À PROPOS DE LA NOUVELLE HISTOIRE DE LA COMMUNE DE PARIS DE JEAN-LOUIS ROBERT

Nouvelle histoire de la Commune de Paris, 1871 - Jean-Louis Robert, Paru le 16 juin 2023, coffret de 3 volumes,  1582 pages,  Collection « Gauches d’ici et d’ailleurs », Arbre bleu édition.

Nouvelle histoire de la Commune de Paris, 1871 - Jean-Louis Robert, Paru le 16 juin 2023, coffret de 3 volumes,  1582 pages,  Collection « Gauches d’ici et d’ailleurs », Arbre bleu édition.

 

L’esprit de l’ouvrage de Jean-Louis Robert est déterminant pour en saisir le sens. L’étude par le bas, à l’opposé des généralisations historiques, participe à exposer les diversités de situations donnant compréhension aux événements ou attitudes, indispensable dans le cadre d’une Révolution : l’importance donnée aux ressentis individuels des actrices et acteurs, quel que soit leur rang, y contribue. Un élément central rarement pris en compte est mis en avant car influençant le temps révolutionnaire : l’extrême misère régnant durant le printemps parisien.
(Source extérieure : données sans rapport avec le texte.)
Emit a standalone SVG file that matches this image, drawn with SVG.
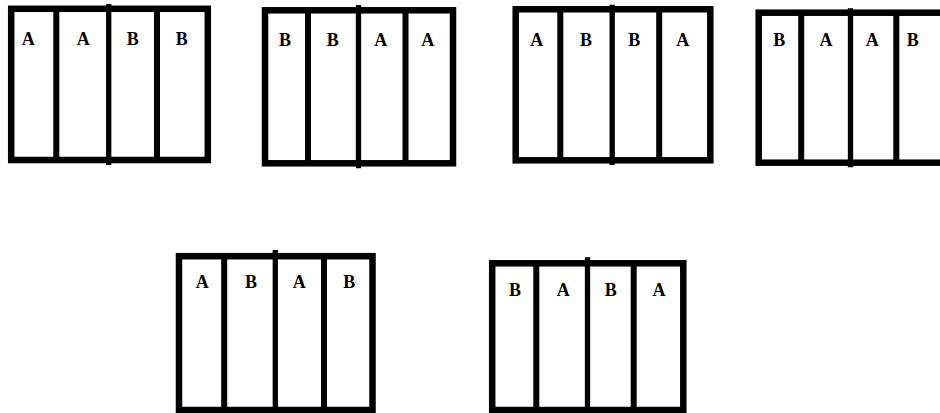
<svg xmlns="http://www.w3.org/2000/svg" width="940" height="413" viewBox="0 0 940 413">
<style>
.frame{fill:#fff;stroke:#000;stroke-width:6.5}
.div{stroke:#000;stroke-width:6}
.mid{stroke:#000;stroke-width:5.3}
.lbl{font-family:"Liberation Serif","Times New Roman",serif;font-weight:bold;font-size:18px;fill:#000;text-anchor:middle}
</style>
<rect width="940" height="413" fill="#fff"/>
<g id="box1">
<rect class="frame" x="11.2" y="8.8" width="196.6" height="151.2"/>
<line class="div" x1="56.3" y1="9" x2="56.3" y2="160"/>
<line class="mid" x1="108.7" y1="4" x2="108.7" y2="165"/>
<line class="div" x1="157" y1="9" x2="157" y2="160"/>
<text class="lbl" x="28.3" y="45">A</text>
<text class="lbl" x="83.3" y="45">A</text>
<text class="lbl" x="132.7" y="45">B</text>
<text class="lbl" x="181.7" y="45">B</text>
</g>
<g id="box2">
<rect class="frame" x="265" y="10.3" width="188" height="153"/>
<line class="div" x1="308" y1="10" x2="308" y2="163"/>
<line class="mid" x1="358.5" y1="5" x2="358.5" y2="168.3"/>
<line class="div" x1="405.5" y1="10" x2="405.5" y2="163"/>
<text class="lbl" x="285" y="45.7">B</text>
<text class="lbl" x="332.7" y="45.7">B</text>
<text class="lbl" x="380.7" y="45.7">A</text>
<text class="lbl" x="427.7" y="45.7">A</text>
</g>
<g id="box3">
<rect class="frame" x="515.7" y="9.3" width="194.6" height="151"/>
<line class="div" x1="560.3" y1="9" x2="560.3" y2="160"/>
<line class="mid" x1="612.2" y1="4.7" x2="612.2" y2="165"/>
<line class="div" x1="659.2" y1="9" x2="659.2" y2="160"/>
<text class="lbl" x="536.7" y="45.7">A</text>
<text class="lbl" x="586" y="45.7">B</text>
<text class="lbl" x="634.3" y="45.7">B</text>
<text class="lbl" x="682.7" y="45.7">A</text>
</g>
<g id="box4">
<rect class="frame" x="758.7" y="12.7" width="200" height="150"/>
<line class="div" x1="801.2" y1="12" x2="801.2" y2="163"/>
<line class="mid" x1="850.5" y1="8.3" x2="850.5" y2="167.3"/>
<line class="div" x1="896.3" y1="12" x2="896.3" y2="163"/>
<text class="lbl" x="779.3" y="46">B</text>
<text class="lbl" x="826" y="46">A</text>
<text class="lbl" x="872.3" y="46">A</text>
<text class="lbl" x="912.7" y="46">B</text>
</g>
<g id="box5">
<rect class="frame" x="179" y="256.2" width="193.5" height="153.8"/>
<line class="div" x1="224.2" y1="256" x2="224.2" y2="410"/>
<line class="mid" x1="275.3" y1="250" x2="275.3" y2="413"/>
<line class="div" x1="324" y1="256" x2="324" y2="410"/>
<text class="lbl" x="202.3" y="287.5">A</text>
<text class="lbl" x="251" y="287.5">B</text>
<text class="lbl" x="299.3" y="287.5">A</text>
<text class="lbl" x="349.3" y="287.5">B</text>
</g>
<g id="box6">
<rect class="frame" x="492.2" y="263.3" width="191.1" height="146.7"/>
<line class="div" x1="536.3" y1="263" x2="536.3" y2="410"/>
<line class="mid" x1="587.5" y1="257.3" x2="587.5" y2="413"/>
<line class="div" x1="633.7" y1="263" x2="633.7" y2="410"/>
<text class="lbl" x="515" y="295.7">B</text>
<text class="lbl" x="563.3" y="295.7">A</text>
<text class="lbl" x="610.7" y="295.7">B</text>
<text class="lbl" x="659" y="295.7">A</text>
</g>
<g id="connectors"/>
</svg>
Cette approche originale conduit l’auteur à apporter des nuances, positives ou négatives, sur des certitudes historiques établies mais aussi à aborder des sujets peu approfondis. De ces nouveaux regards, relevons la nature du gouvernement de la Commune, plus populaire qu’ouvrier ; la dynamique des innombrables bases populaires avec le rôle particulier des structures locales de la Garde nationale pour alimenter une démocratie mélangeant le direct au représentatif ; une émancipation des femmes commune à celle de la population plus qu’à des droits spécifiques ; le salariat des élus rapporté au contexte ; une morale austère où l’ordre est très ancré ; l’héritage souvent marginalisé des idées d’avant la Commune dont celles de 1848.
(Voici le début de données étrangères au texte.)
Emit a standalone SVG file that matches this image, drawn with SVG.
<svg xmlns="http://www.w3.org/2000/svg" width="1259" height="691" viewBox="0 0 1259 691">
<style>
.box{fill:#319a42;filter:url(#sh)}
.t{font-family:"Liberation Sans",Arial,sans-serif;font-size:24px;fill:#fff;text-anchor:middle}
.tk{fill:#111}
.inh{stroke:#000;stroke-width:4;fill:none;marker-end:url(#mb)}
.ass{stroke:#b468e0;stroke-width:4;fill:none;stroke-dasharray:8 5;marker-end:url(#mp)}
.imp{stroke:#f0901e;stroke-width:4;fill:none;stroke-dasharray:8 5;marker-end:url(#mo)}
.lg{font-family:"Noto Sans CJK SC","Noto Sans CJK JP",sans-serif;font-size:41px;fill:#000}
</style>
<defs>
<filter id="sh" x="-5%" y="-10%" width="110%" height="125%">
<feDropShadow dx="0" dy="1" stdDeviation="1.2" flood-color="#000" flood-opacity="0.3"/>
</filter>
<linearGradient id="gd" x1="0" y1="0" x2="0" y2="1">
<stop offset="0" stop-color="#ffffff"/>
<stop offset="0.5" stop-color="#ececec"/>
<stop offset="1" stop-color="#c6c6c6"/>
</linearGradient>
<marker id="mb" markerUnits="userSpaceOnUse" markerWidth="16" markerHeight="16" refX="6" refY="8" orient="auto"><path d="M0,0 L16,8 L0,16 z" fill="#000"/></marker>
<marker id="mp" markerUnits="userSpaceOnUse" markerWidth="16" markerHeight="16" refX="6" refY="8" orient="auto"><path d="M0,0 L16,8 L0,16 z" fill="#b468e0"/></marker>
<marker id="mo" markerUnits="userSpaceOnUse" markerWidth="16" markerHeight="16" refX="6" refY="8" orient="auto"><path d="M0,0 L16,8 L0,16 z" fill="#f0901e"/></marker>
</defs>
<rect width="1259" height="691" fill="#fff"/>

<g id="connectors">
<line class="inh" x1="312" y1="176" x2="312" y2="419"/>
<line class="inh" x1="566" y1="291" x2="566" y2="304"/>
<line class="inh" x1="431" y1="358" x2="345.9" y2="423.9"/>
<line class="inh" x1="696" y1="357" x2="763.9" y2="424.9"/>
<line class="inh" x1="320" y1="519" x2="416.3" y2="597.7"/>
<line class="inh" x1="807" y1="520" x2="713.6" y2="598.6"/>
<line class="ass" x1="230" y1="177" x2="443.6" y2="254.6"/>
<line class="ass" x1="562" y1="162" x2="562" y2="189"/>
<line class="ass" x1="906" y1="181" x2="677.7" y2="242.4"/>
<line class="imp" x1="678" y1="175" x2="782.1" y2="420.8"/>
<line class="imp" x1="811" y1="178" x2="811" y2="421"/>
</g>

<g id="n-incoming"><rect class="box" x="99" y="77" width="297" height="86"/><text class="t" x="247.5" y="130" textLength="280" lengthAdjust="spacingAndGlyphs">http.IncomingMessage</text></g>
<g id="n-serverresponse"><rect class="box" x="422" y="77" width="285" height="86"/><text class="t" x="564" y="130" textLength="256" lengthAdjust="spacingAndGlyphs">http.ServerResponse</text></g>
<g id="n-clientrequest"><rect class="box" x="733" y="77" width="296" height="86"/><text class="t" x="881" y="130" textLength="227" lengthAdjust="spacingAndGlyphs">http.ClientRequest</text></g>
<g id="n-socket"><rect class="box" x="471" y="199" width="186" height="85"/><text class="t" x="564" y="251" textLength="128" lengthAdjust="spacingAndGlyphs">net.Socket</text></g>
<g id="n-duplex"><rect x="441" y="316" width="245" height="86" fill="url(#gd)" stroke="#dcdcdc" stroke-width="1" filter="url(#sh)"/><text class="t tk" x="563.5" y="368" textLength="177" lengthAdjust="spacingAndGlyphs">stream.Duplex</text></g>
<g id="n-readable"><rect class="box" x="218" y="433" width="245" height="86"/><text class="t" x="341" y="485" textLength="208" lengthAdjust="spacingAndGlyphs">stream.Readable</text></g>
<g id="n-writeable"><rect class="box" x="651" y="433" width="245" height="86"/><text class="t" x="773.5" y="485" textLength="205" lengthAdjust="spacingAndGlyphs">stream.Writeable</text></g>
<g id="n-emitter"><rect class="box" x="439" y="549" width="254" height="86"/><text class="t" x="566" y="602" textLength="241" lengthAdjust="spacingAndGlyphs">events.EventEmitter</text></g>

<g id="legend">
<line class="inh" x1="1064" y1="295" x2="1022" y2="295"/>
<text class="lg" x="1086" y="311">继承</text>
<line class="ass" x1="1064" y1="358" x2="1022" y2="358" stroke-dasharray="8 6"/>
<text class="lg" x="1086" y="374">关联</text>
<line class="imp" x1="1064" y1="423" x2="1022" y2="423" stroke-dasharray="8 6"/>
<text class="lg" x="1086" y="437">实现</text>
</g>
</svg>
Cette nouvelle histoire de la Commune pose aussi des questions essentielles sur de grands sujets laissant le débat se poursuivre, tout en prenant la mesure de l’impact de la guerre civile. À l’appui des comportements des communards et communardes décryptés et aux faits eux-mêmes avancés, des éléments de réponses peuvent ressortir : ainsi de la forme de légalité portée par la Commune : révolutionnaire ? Ou finalement classique reprenant la légalité normée du temps avec des poussées radicales ? Ainsi de la réalité de la destruction de l’appareil d’État et de sa transformation à nature démocratique et révolutionnaire : les décisions prises de plébisciter la Garde nationale, de repenser la police et la justice, voire de considérer autrement l’impôt et la diplomatie dénotent cette idée de détruire pour recréer : les constats démontrent cependant les difficultés pour bouger les mentalités, la reproduction de l’ancien et une radicalité en recherche de cohérence.

Ce passionnant ouvrage d‘histoire complète, permettant des regards critiques, fait référence dans les connaissances de l’histoire de la Commune : chercheuses et chercheurs doivent s’en emparer pour réajuster des écrits ou pour développer des nouveautés dans l’intérêt de la justesse historique.

JEAN ANNEQUIN

 

 

LA SABRETACHE, L’ARMÉE DE LA COMMUNE (PARTIE I), HORS-SÉRIE, 2023

LA SABRETACHE, L’armée de la Commune (PARTIE I), HORS-SÉRIE, 2023

Cette étude inédite, riche d’informations, est l’œuvre de La Sabretache, une société d’études d’histoire militaire de la région parisienne. Seulement, il s’agit d’un exemplaire unique, consultable à la bibliothèque des Ami(e)s, la version numérique de l’ouvrage étant réservée aux seuls membres de la société savante de Bry-sur-Marne. Ce premier volume est divisé en trois parties, la guerre franco-prussienne, « la mise en place de la Commune » et le siège de Paris par les versaillais. Naturellement, le deuxième volume sur les quatre en préparation sera consacré à l’armée de la Commune.

Manifestement insuffisamment relu, l’ouvrage est par contre très bien illustré par une iconographie souvent peu connue.

Principalement axé sur les opérations militaires, il revient autant sur les ambiguïtés de Thiers que sur les faiblesses de l’organisation communarde. Favorable à la Commune, l’auteur Daniel Peyrot, relate notamment avec précision l’épisode de la « sortie manquée » du 3 avril ainsi que celui de la défense du fort d’Issy face à la puissance de feu de l’armée versaillaise. Pour finir, nous tenons à remercier tout particulièrement J.-Ph. Ganascia, président de La Sabretache, d’avoir transmis à la bibliothèque cet exemplaire unique. Il intéressera, à n’en point douter, nos lecteurs et adhérents.